The modern Willoughby Expedition, as it is called, began in Everglades National Park at the mouth of the Harney River in the Gulf of Mexico, where the relatively untouched environment would have been similar to what Willoughby experienced. The project’s team, paddling the entire way in canoes, also took note of egg clusters left by apple snails, the sole food of the endangered bird known as the snail kite. To guard against the razor-sharp sawgrass, the team members covered themselves completely and wore gloves like what butchers wear, Oyer said.
“We still had some sawgrass cuts,” he said. “We, not intentionally, just the way it worked out, wound up in sawgrass over our heads, completely surrounding us for probably 10 hours, not consecutively but cumulatively, including four or five hours of it at night, which was not the intention, of course. We hadn’t reached our scheduled destination.”

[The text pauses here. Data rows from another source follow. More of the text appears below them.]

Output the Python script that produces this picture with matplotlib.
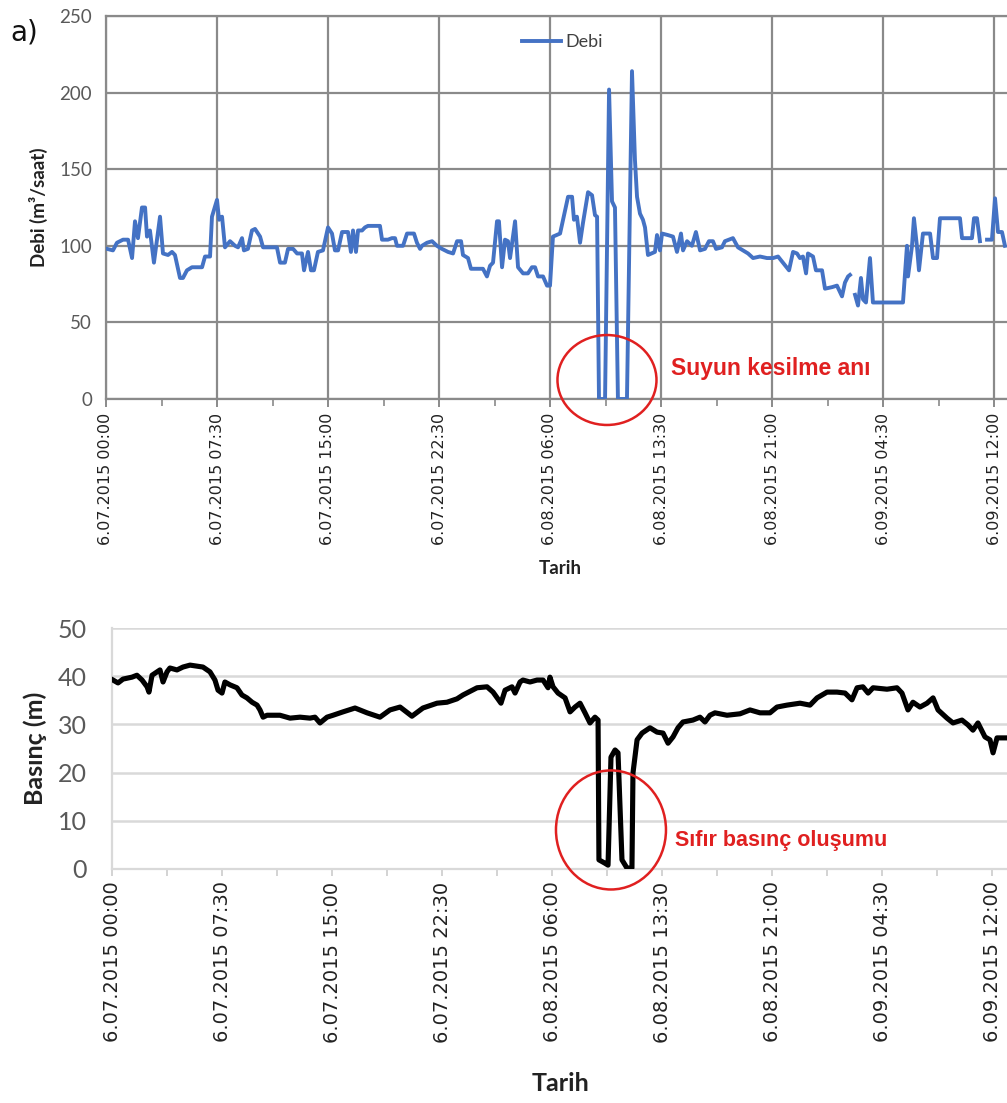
import numpy as np
import matplotlib
matplotlib.use("Agg")
import matplotlib.pyplot as plt
from matplotlib.patches import Ellipse
from matplotlib.ticker import FixedLocator, MultipleLocator

# ---------------- data ----------------
tick_labels = ["6.07.2015 00:00", "6.07.2015 07:30", "6.07.2015 15:00",
               "6.07.2015 22:30", "6.08.2015 06:00", "6.08.2015 13:30",
               "6.08.2015 21:00", "6.09.2015 04:30", "6.09.2015 12:00"]
tick_hours = [0, 7.5, 15, 22.5, 30, 37.5, 45, 52.5, 60]

debi_hours = [0.07, 0.47, 0.74, 1.15, 1.49, 1.76, 1.96, 2.16, 2.43, 2.64, 2.77, 2.97,
              3.24, 3.65, 3.85, 4.19, 4.46, 4.66, 5.00, 5.20, 5.47, 5.81, 6.49, 6.69,
              7.03, 7.16, 7.50, 7.64, 7.84, 8.04, 8.38, 8.72, 8.92, 9.19, 9.32, 9.59,
              9.86, 10.07, 10.41, 10.61, 11.55, 11.76, 12.09, 12.30, 12.64, 12.91, 13.24,
              13.38, 13.65, 13.85, 14.05, 14.32, 14.66, 15.00, 15.27, 15.47, 15.68, 15.95,
              16.35, 16.55, 16.69, 16.89, 17.03, 17.30, 17.50, 17.70, 18.51, 18.65, 19.05,
              19.32, 19.53, 19.66, 20.07, 20.34, 20.81, 21.01, 21.22, 21.35, 21.69, 22.03,
              22.36, 22.70, 23.11, 23.45, 23.72, 23.99, 24.12, 24.46, 24.66, 25.47, 25.74,
              25.95, 26.15, 26.42, 26.55, 26.76, 26.96, 27.16, 27.30, 27.64, 27.84, 28.18,
              28.51, 28.78, 28.99, 29.19, 29.53, 29.80, 30.00, 30.20, 30.68, 30.88, 31.22,
              31.49, 31.62, 31.82, 32.03, 32.23, 32.57, 32.84, 33.04, 33.18, 33.31, 33.72,
              33.99, 34.19, 34.39, 34.59, 35.20, 35.54, 35.74, 35.88, 36.08, 36.28, 36.42,
              36.62, 37.09, 37.23, 37.43, 37.57, 37.97, 38.31, 38.58, 38.85, 38.99, 39.26,
              39.59, 39.86, 40.14, 40.47, 40.74, 41.01, 41.22, 41.62, 41.82, 42.36, 42.70,
              43.04, 43.38, 43.72, 44.19, 44.66, 45.07, 45.41, 45.74, 46.15, 46.42, 46.69,
              46.89, 47.09, 47.30, 47.43, 47.77, 47.97, 48.38, 48.58, 49.05, 49.39, 49.73,
              49.93, 50.14, 50.27, 50.44, 50.61, 50.81, 51.01, 51.15, 51.35, 51.62, 51.82,
              53.85, 54.12, 54.19, 54.46, 54.59, 54.80, 54.93, 55.20, 55.68, 55.88, 56.15,
              56.35, 57.70, 57.84, 58.51, 58.65, 58.85, 59.05, 59.30, 59.53, 59.86, 60.07,
              60.27, 60.54, 60.74]
debi_values = [98, 97, 102, 104, 104, 92, 116, 105, 125, 125, 106, 110,
               89, 119, 95, 94, 96, 94, 79, 79, 84, 86, 86, 93,
               93, 119, 130, 117, 119, 99, 103, 100, 99, 105, 97, 98,
               110, 111, 106, 99, 99, 89, 89, 98, 98, 95, 95,
               84, 96, 84, 84, 96, 97, 112, 108, 97, 97, 109,
               109, 96, 110, 96, 110, 110, 112, 113, 113, 104, 104,
               105, 105, 100, 100, 108, 108, 102, 98, 100, 102, 103,
               100, 98, 96, 95, 103, 103, 94, 92, 85, 85, 80,
               87, 89, 116, 116, 86, 104, 103, 92, 116, 86, 82,
               82, 86, 86, 80, 80, 74, 74, 106, 108, 117, 132,
               132, 117, 119, 102, 115, 135, 133, 120, 119, 0, 0,
               202, 129, 125, 0, 0, 214, 156, 132, 121, 117, 112,
               94, 96, 107, 97, 108, 107, 106, 96, 108, 97, 103,
               100, 109, 97, 98, 103, 103, 98, 99, 103, 105, 99,
               97, 95, 92, 93, 92, 92, 93, 89, 84, 96, 95,
               92, 93, 82, 95, 93, 84, 84, 72, 73, 74, 67,
               76, 80, 81, np.nan, 68, 61, 79, 65, 63, 92, 63,
               63, 100, 80, 100, 118, 99, 84, 108, 108, 92, 92,
               118, 118, 105, 105, 118, 118, 103, np.nan, 104, 104, 131,
               109, 109, 100]

basinc_hours = [0.07, 0.41, 0.75, 1.36, 1.70, 2.05, 2.39, 2.52, 2.73, 3.07, 3.27, 3.48,
                3.75, 3.95, 4.43, 4.84, 5.32, 6.20, 6.68, 7.02, 7.23, 7.50, 7.70, 8.05,
                8.52, 8.86, 9.20, 9.55, 9.89, 10.09, 10.30, 10.57, 11.45, 12.14, 12.82,
                13.50, 13.84, 14.18, 14.66, 15.07, 15.55, 15.75, 16.57, 17.39, 18.27, 18.95,
                19.64, 20.45, 21.20, 22.16, 22.84, 23.52, 23.93, 24.89, 25.57, 25.98, 26.52,
                26.80, 27.27, 27.48, 27.82, 28.02, 28.50, 28.98, 29.39, 29.73, 29.86, 30.07,
                30.41, 30.89, 31.23, 31.57, 31.91, 32.25, 32.59, 32.93, 33.14, 33.20, 33.61,
                33.82, 34.02, 34.30, 34.50, 34.77, 35.11, 35.45, 35.52, 35.80, 36.14, 36.68,
                37.16, 37.57, 37.91, 38.25, 38.59, 38.93, 39.61, 40.09, 40.43, 40.77, 41.11,
                41.93, 42.82, 43.50, 44.18, 44.86, 45.34, 46.02, 46.91, 47.59, 48.07, 48.75,
                49.43, 49.98, 50.45, 50.80, 51.20, 51.55, 51.89, 52.84, 53.52, 53.86, 54.27,
                54.61, 55.09, 55.57, 55.98, 56.32, 56.93, 57.34, 57.95, 58.36, 58.70, 59.04,
                59.52, 59.86, 60.07, 60.34, 61.02]
basinc_values = [39.2, 38.6, 39.4, 39.8, 40.2, 39.2, 37.8, 36.7, 40.2, 40.9, 41.3, 38.8,
                 40.9, 41.7, 41.3, 41.9, 42.3, 41.9, 40.9, 39.2, 37.1, 36.5, 38.8, 38.2,
                 37.6, 36.1, 35.5, 34.6, 34.0, 33.0, 31.5, 31.9, 31.9, 31.3, 31.5,
                 31.3, 31.5, 30.3, 31.5, 31.9, 32.4, 32.6, 33.4, 32.4, 31.5, 33.0,
                 33.6, 31.7, 33.4, 34.4, 34.6, 35.3, 36.1, 37.6, 37.8, 36.7, 34.4,
                 37.1, 37.8, 36.5, 38.8, 39.2, 38.8, 39.2, 39.2, 37.6, 39.8, 37.8,
                 36.5, 35.5, 32.6, 33.6, 34.4, 32.4, 30.3, 31.5, 30.9, 1.9, 1.2,
                 0.8, 23.2, 24.7, 24.1, 1.9, 0.2, 0.2, 19.9, 26.8, 28.2, 29.3,
                 28.4, 28.2, 26.1, 27.4, 29.3, 30.5, 30.9, 31.5, 30.5, 31.9, 32.4,
                 31.9, 32.2, 33.0, 32.4, 32.4, 33.6, 34.0, 34.4, 34.0, 35.5, 36.7,
                 36.7, 36.5, 35.1, 37.6, 37.8, 36.5, 37.6, 37.3, 37.6, 36.5, 33.0,
                 34.6, 33.6, 34.4, 35.5, 33.0, 31.3, 30.3, 30.9, 29.9, 28.8, 30.3,
                 27.4, 26.8, 24.1, 27.2, 27.2]

# ---------------- figure ----------------
W, H = 1007, 1103
fig = plt.figure(figsize=(W / 100, H / 100), dpi=100)

def fx(px):
    return px / W

def fy(py):
    return 1 - py / H

label_font = "Lato"
blue = "#4472C4"
red = "#E02020"

# ---- top panel ----
ax1 = fig.add_axes([fx(106), fy(399), fx(1012 - 106), (399 - 16) / H])
ax1.plot(debi_hours, debi_values, color=blue, lw=2.8, label="Debi", zorder=3,
         solid_joinstyle="round")
ax1.set_xlim(0, (1012 - 106) / 14.8)
ax1.set_ylim(0, 250)
ax1.set_yticks([0, 50, 100, 150, 200, 250])
ax1.xaxis.set_major_locator(FixedLocator(tick_hours))
ax1.xaxis.set_minor_locator(MultipleLocator(3.75))
ax1.set_xticklabels(tick_labels, rotation=90, fontsize=11.5, color="#222222",
                    family="DejaVu Sans")
for lab in ax1.get_yticklabels():
    lab.set_family(label_font)
    lab.set_fontsize(13.5)
    lab.set_color("#595959")
ax1.grid(True, which="major", color="#8a8a8a", lw=1.6)
ax1.tick_params(axis="y", length=0, pad=10)
ax1.tick_params(axis="x", which="major", length=6, width=1.4, color="#8a8a8a",
                direction="out", pad=4)
ax1.tick_params(axis="x", which="minor", length=5, width=1.2, color="#8a8a8a",
                direction="out")
for s in ["left", "bottom", "top"]:
    ax1.spines[s].set_color("#8a8a8a")
    ax1.spines[s].set_linewidth(1.6)
ax1.spines["right"].set_visible(False)
ax1.set_ylabel("Debi (m³/saat)", family=label_font, fontweight="bold",
               fontsize=13.5, color="#222222")
ax1.yaxis.set_label_coords(-(106 - 48) / (1012 - 106), 0.5)
ax1.set_xlabel("Tarih", family=label_font, fontweight="bold", fontsize=13.5,
               color="#222222")
ax1.xaxis.set_label_coords((560 - 106) / (1012 - 106), -(560 - 399) / 383)
leg = ax1.legend(loc="center", bbox_to_anchor=((562 - 106) / (1012 - 106), 0.932),
                 frameon=False, handlelength=2.2, handletextpad=0.2,
                 prop={"family": "Lato", "size": 13})
for t in leg.get_texts():
    t.set_color("#404040")
ell1 = Ellipse((33.85, 12.4), 6.69, 58.7, fill=False, edgecolor=red, lw=1.8,
               clip_on=False, zorder=4)
ax1.add_patch(ell1)
ax1.text(38.2, 20, "Suyun kesilme anı", color=red, fontsize=16.5, fontweight="bold",
         family="Liberation Sans", va="center", ha="left")

# ---- bottom panel ----
ax2 = fig.add_axes([fx(112), fy(869), fx(1012 - 112), (869 - 628) / H])
ax2.plot(basinc_hours, basinc_values, color="black", lw=3.7, zorder=3,
         solid_joinstyle="round")
ax2.set_xlim(0, (1012 - 112) / 14.667)
ax2.set_ylim(0, 50)
ax2.set_yticks([0, 10, 20, 30, 40, 50])
ax2.xaxis.set_major_locator(FixedLocator(tick_hours))
ax2.xaxis.set_minor_locator(MultipleLocator(3.75))
ax2.set_xticklabels(tick_labels, rotation=90, fontsize=14, color="#222222",
                    family="DejaVu Sans")
for lab in ax2.get_yticklabels():
    lab.set_family(label_font)
    lab.set_fontsize(18)
    lab.set_color("#595959")
ax2.grid(True, axis="y", color="#d9d9d9", lw=1.8)
ax2.tick_params(axis="y", length=0, pad=18)
ax2.tick_params(axis="x", which="both", length=5, width=1.3, color="#d0d0d0",
                direction="out", pad=4)
for s in ["left", "bottom"]:
    ax2.spines[s].set_color("#d9d9d9")
    ax2.spines[s].set_linewidth(1.6)
for s in ["top", "right"]:
    ax2.spines[s].set_visible(False)
ax2.set_ylabel("Basınç (m)", family=label_font, fontweight="bold", fontsize=18,
               color="#222222")
ax2.yaxis.set_label_coords(-(112 - 47) / (1012 - 112), 0.5)
ax2.set_xlabel("Tarih", family=label_font, fontweight="bold", fontsize=18,
               color="#222222")
ax2.xaxis.set_label_coords((560 - 112) / (1012 - 112), -(1072 - 869) / 241)
ell2 = Ellipse((34.02, 8.1), 7.5, 24.7, fill=False, edgecolor=red, lw=1.8,
               clip_on=False, zorder=4)
ax2.add_patch(ell2)
ax2.text(38.4, 6.0, "Sıfır basınç oluşumu", color=red, fontsize=15.5,
         fontweight="bold", family="Liberation Sans", va="center", ha="left")

fig.text(fx(10), fy(32), "a)", fontsize=20, family="DejaVu Sans", va="center",
         ha="left", color="#111111")

fig.savefig("out.png", dpi=100)
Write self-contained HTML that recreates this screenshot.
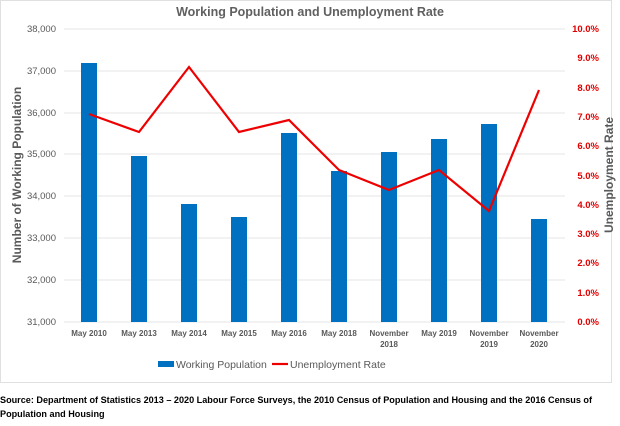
<!DOCTYPE html>
<html><head><style>
body{margin:0;background:#fff;}
svg text{font-family:"Liberation Sans",sans-serif;}
</style></head><body>
<svg width="620" height="421" viewBox="0 0 620 421" xmlns="http://www.w3.org/2000/svg">
<rect x="0.5" y="0.5" width="611" height="382" fill="#fff" stroke="#e0e0e0"/>
<text x="310" y="16" text-anchor="middle" font-size="12.5" font-weight="bold" fill="#606060">Working Population and Unemployment Rate</text>
<g stroke="#e4e4e4" stroke-width="1">
<line x1="64" x2="565" y1="29" y2="29"/><line x1="64" x2="565" y1="71" y2="71"/>
<line x1="64" x2="565" y1="113" y2="113"/><line x1="64" x2="565" y1="154" y2="154"/>
<line x1="64" x2="565" y1="196" y2="196"/><line x1="64" x2="565" y1="238" y2="238"/>
<line x1="64" x2="565" y1="280" y2="280"/><line x1="64" x2="565" y1="322" y2="322"/>
</g>
<g font-size="9.5" fill="#595959" text-anchor="end">
<text x="56" y="32">38,000</text><text x="56" y="74">37,000</text><text x="56" y="116">36,000</text>
<text x="56" y="157">35,000</text><text x="56" y="199">34,000</text><text x="56" y="241">33,000</text>
<text x="56" y="283">32,000</text><text x="56" y="325">31,000</text>
</g>
<g font-size="9.5" fill="#e00000" font-weight="bold" text-anchor="end">
<text x="599" y="32">10.0%</text><text x="599" y="61">9.0%</text><text x="599" y="91">8.0%</text>
<text x="599" y="120">7.0%</text><text x="599" y="149">6.0%</text><text x="599" y="179">5.0%</text>
<text x="599" y="208">4.0%</text><text x="599" y="237">3.0%</text><text x="599" y="266">2.0%</text>
<text x="599" y="296">1.0%</text><text x="599" y="325">0.0%</text>
</g>
<text transform="translate(21,175) rotate(-90)" text-anchor="middle" font-size="12" font-weight="bold" fill="#595959">Number of Working Population</text>
<text transform="translate(613,175) rotate(-90)" text-anchor="middle" font-size="12" font-weight="bold" fill="#595959">Unemployment Rate</text>
<g fill="#0070c0">
<rect x="81" y="63" width="16" height="259"/><rect x="131" y="156" width="16" height="166"/>
<rect x="181" y="204" width="16" height="118"/><rect x="231" y="217" width="16" height="105"/>
<rect x="281" y="133" width="16" height="189"/><rect x="331" y="171" width="16" height="151"/>
<rect x="381" y="152" width="16" height="170"/><rect x="431" y="139" width="16" height="183"/>
<rect x="481" y="124" width="16" height="198"/><rect x="531" y="219" width="16" height="103"/>
</g>
<polyline fill="none" stroke="#ee0000" stroke-width="2.2" points="89,114 139,132 189,67 239,132 289,120 339,170 389,190 439,170 489,211 539,90"/>
<g font-size="8" fill="#595959" font-weight="bold" text-anchor="middle">
<text x="89" y="336">May 2010</text><text x="139" y="336">May 2013</text><text x="189" y="336">May 2014</text>
<text x="239" y="336">May 2015</text><text x="289" y="336">May 2016</text><text x="339" y="336">May 2018</text>
<text x="389" y="336">November</text><text x="389" y="347">2018</text><text x="439" y="336">May 2019</text>
<text x="489" y="336">November</text><text x="489" y="347">2019</text>
<text x="539" y="336">November</text><text x="539" y="347">2020</text>
</g>
<rect x="158" y="361" width="16" height="6" fill="#0070c0"/>
<text x="176" y="368" font-size="10.5" fill="#595959">Working Population</text>
<line x1="272" x2="288" y1="364" y2="364" stroke="#ee0000" stroke-width="2.2"/>
<text x="290" y="368" font-size="10.5" fill="#595959">Unemployment Rate</text>
<text x="0" y="403" font-size="9.1" font-weight="bold" fill="#000" textLength="592" lengthAdjust="spacingAndGlyphs">Source: Department of Statistics 2013 – 2020 Labour Force Surveys, the 2010 Census of Population and Housing and the 2016 Census of</text>
<text x="0" y="417" font-size="9.1" font-weight="bold" fill="#000">Population and Housing</text>
</svg>
</body></html>
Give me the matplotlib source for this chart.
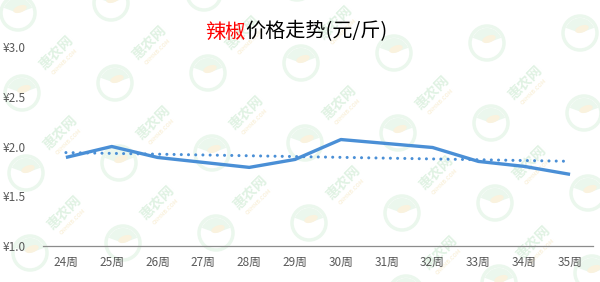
import numpy as np
import matplotlib
matplotlib.use("Agg")
import matplotlib.pyplot as plt
from matplotlib.patches import Circle, Wedge, Ellipse

plt.rcParams['font.family'] = ['Noto Sans CJK SC', 'DejaVu Sans']

weeks = ['24周', '25周', '26周', '27周', '28周', '29周',
         '30周', '31周', '32周', '33周', '34周', '35周']
prices = [1.89, 2.00, 1.89, 1.84, 1.79, 1.87, 2.07, 2.03, 1.99, 1.85, 1.80, 1.72]
y_ticks = [1.0, 1.5, 2.0, 2.5, 3.0]
y_labels = ['¥1.0', '¥1.5', '¥2.0', '¥2.5', '¥3.0']

W, H = 600, 282
fig = plt.figure(figsize=(W / 100, H / 100), dpi=100)

# background watermark layer in pixel coordinates
bg = fig.add_axes([0, 0, 1, 1], zorder=0)
bg.set_xlim(0, W)
bg.set_ylim(H, 0)
bg.axis('off')

green = (0.88, 0.95, 0.89)
green_lt = (0.92, 0.97, 0.93)
yellow = (0.98, 0.95, 0.87)
for i in range(-2, 9):
    for j in range(-2, 5):
        tx = 60 + 93 * i + 4 * j
        ty = 133 - 10 * i + 80 * j
        if 20 < tx < W - 20 and 20 < ty < H - 20:
            bg.text(tx, ty, '惠农网', rotation=45, fontsize=10, color=green,
                    ha='center', va='center', fontweight='bold', clip_on=True)
            bg.text(tx + 9, ty + 9, 'CNHNB.COM', rotation=45, fontsize=4,
                    color=yellow, ha='center', va='center', fontweight='bold',
                    clip_on=True)
        cx, cy = tx - 38, ty - 40
        if -20 < cx < W + 20 and -20 < cy < H + 20:
            bg.add_patch(Circle((cx, cy), 17, facecolor='none',
                                edgecolor=green_lt, lw=2.5))
            bg.add_patch(Wedge((cx, cy), 15, 200, 340, facecolor=green_lt,
                               edgecolor='none'))
            bg.add_patch(Ellipse((cx + 2, cy - 4), 14, 7, angle=-20,
                                 facecolor=yellow, edgecolor='none'))

# main chart
ax = fig.add_axes([43 / W, 1 - 246 / H, 550 / W, 199 / H], zorder=1)
ax.patch.set_alpha(0)
x = np.arange(len(weeks))
ax.plot(x, prices, color='#4a8fd6', lw=2.4, solid_joinstyle='round',
        solid_capstyle='butt', zorder=3)

# linear trend line
coef = np.polyfit(x, prices, 1)
trend = np.polyval(coef, x)
ax.plot(x, trend, color='#4a8fd6', lw=2.2,
        linestyle=(0, (0.01, 2.35)), dash_capstyle='round', zorder=2)

ax.set_xlim(-0.5, len(weeks) - 0.5)
ax.set_ylim(1.0, 3.0)
ax.set_xticks(x)
ax.set_xticklabels(weeks)
ax.set_yticks(y_ticks)
ax.set_yticklabels(y_labels)
for lab in ax.get_yticklabels():
    lab.set_horizontalalignment('left')
ax.tick_params(axis='y', length=0, pad=29, labelsize=8.5, labelcolor='#595959')
ax.tick_params(axis='x', length=0, pad=7, labelsize=8.5, labelcolor='#595959')
for s in ['top', 'right', 'left']:
    ax.spines[s].set_visible(False)
ax.spines['bottom'].set_color('#8c8c8c')
ax.spines['bottom'].set_linewidth(0.9)

# title with the product name in red
fig.text(245 / W, 1 - 32 / H, '辣椒', color='#ff0000', fontsize=14.5,
         ha='right', va='center')
fig.text(245 / W, 1 - 32 / H, '价格走势(元/斤)', color='#000000', fontsize=14.5,
         ha='left', va='center')

fig.savefig('out.png', dpi=100)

Within a few days, though, the environment transformed radically as the team reached well into what is now Miami. As its members approached the urban jungle, navigating a series of canals dug for drainage from the Everglades, the water quality went from pristine enough to drink to littered with garbage like Styrofoam and plastic, signaling the high level of microplastics that water testing is likely to detect.
The trip ended in downtown Miami, at the mouth of the Miami River. Charlie Arazoza, who served as the expedition’s navigator, grew up in the Everglades and remains an avid paddler of the river of grass. “I’ve spent a lot of time in the Everglades,” he said, “but for once I finally got to string it all together.”
“It’s really cool to put these, all these historical waterways, together into one trip,” he said. “It’s like stringing pearls.”